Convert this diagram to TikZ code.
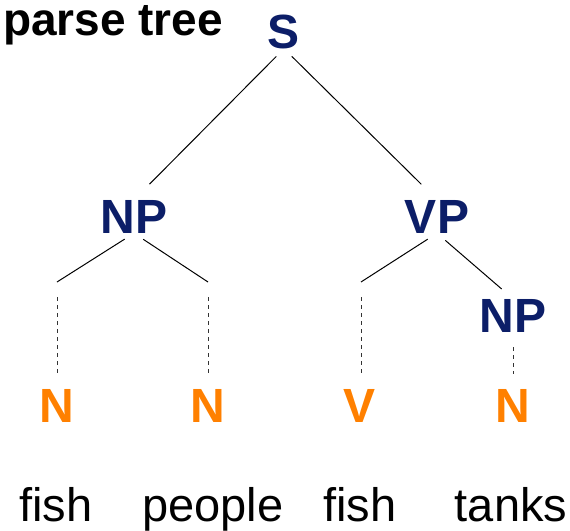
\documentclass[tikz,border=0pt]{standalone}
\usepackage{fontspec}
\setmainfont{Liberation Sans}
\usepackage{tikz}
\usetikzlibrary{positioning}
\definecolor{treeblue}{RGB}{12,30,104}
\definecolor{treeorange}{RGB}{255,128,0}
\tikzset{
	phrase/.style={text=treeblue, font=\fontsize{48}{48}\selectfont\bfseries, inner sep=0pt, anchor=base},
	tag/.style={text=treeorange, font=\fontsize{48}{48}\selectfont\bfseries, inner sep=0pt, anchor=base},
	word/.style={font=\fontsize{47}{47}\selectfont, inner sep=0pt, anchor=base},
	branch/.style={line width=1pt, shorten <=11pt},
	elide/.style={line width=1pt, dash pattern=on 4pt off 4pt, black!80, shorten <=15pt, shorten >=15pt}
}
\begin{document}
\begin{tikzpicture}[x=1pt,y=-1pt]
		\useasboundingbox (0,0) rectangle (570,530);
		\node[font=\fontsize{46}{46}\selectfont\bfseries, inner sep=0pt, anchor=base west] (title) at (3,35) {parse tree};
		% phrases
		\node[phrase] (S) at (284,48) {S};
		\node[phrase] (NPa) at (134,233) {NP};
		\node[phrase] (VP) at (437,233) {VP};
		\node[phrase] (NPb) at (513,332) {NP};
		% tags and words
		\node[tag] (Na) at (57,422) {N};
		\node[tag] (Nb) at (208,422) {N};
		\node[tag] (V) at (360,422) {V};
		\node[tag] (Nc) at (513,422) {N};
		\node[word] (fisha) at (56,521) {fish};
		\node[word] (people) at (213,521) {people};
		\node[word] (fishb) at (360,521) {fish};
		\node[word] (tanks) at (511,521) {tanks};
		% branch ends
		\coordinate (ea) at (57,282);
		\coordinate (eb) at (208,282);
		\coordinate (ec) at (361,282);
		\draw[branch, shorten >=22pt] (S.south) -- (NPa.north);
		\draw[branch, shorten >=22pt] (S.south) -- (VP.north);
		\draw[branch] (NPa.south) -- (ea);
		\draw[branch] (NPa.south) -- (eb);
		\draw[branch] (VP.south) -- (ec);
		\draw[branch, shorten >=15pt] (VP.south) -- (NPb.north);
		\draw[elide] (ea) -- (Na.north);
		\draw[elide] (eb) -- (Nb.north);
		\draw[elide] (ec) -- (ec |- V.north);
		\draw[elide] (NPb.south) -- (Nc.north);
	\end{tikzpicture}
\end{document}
■ ■ ■ ■ ■ ■ ■
Set task: Except for the pictures, copy the material above exactly.

Answer to the exercise:
Convert this diagram to TikZ code.
\documentclass[tikz,border=0pt]{standalone}
\usepackage{fontspec}
\setmainfont{Liberation Sans}
\usepackage{tikz}
\usetikzlibrary{positioning}
\definecolor{treeblue}{RGB}{12,30,104}
\definecolor{treeorange}{RGB}{255,128,0}
\tikzset{
	phrase/.style={text=treeblue, font=\fontsize{48}{48}\selectfont\bfseries, inner sep=0pt, anchor=base},
	tag/.style={text=treeorange, font=\fontsize{48}{48}\selectfont\bfseries, inner sep=0pt, anchor=base},
	word/.style={font=\fontsize{47}{47}\selectfont, inner sep=0pt, anchor=base},
	branch/.style={line width=1pt, shorten <=11pt},
	elide/.style={line width=1pt, dash pattern=on 4pt off 4pt, black!80, shorten <=15pt, shorten >=15pt}
}
\begin{document}
\begin{tikzpicture}[x=1pt,y=-1pt]
		\useasboundingbox (0,0) rectangle (570,530);
		\node[font=\fontsize{46}{46}\selectfont\bfseries, inner sep=0pt, anchor=base west] (title) at (3,35) {parse tree};
		% phrases
		\node[phrase] (S) at (284,48) {S};
		\node[phrase] (NPa) at (134,233) {NP};
		\node[phrase] (VP) at (437,233) {VP};
		\node[phrase] (NPb) at (513,332) {NP};
		% tags and words
		\node[tag] (Na) at (57,422) {N};
		\node[tag] (Nb) at (208,422) {N};
		\node[tag] (V) at (360,422) {V};
		\node[tag] (Nc) at (513,422) {N};
		\node[word] (fisha) at (56,521) {fish};
		\node[word] (people) at (213,521) {people};
		\node[word] (fishb) at (360,521) {fish};
		\node[word] (tanks) at (511,521) {tanks};
		% branch ends
		\coordinate (ea) at (57,282);
		\coordinate (eb) at (208,282);
		\coordinate (ec) at (361,282);
		\draw[branch, shorten >=22pt] (S.south) -- (NPa.north);
		\draw[branch, shorten >=22pt] (S.south) -- (VP.north);
		\draw[branch] (NPa.south) -- (ea);
		\draw[branch] (NPa.south) -- (eb);
		\draw[branch] (VP.south) -- (ec);
		\draw[branch, shorten >=15pt] (VP.south) -- (NPb.north);
		\draw[elide] (ea) -- (Na.north);
		\draw[elide] (eb) -- (Nb.north);
		\draw[elide] (ec) -- (ec |- V.north);
		\draw[elide] (NPb.south) -- (Nc.north);
	\end{tikzpicture}
\end{document}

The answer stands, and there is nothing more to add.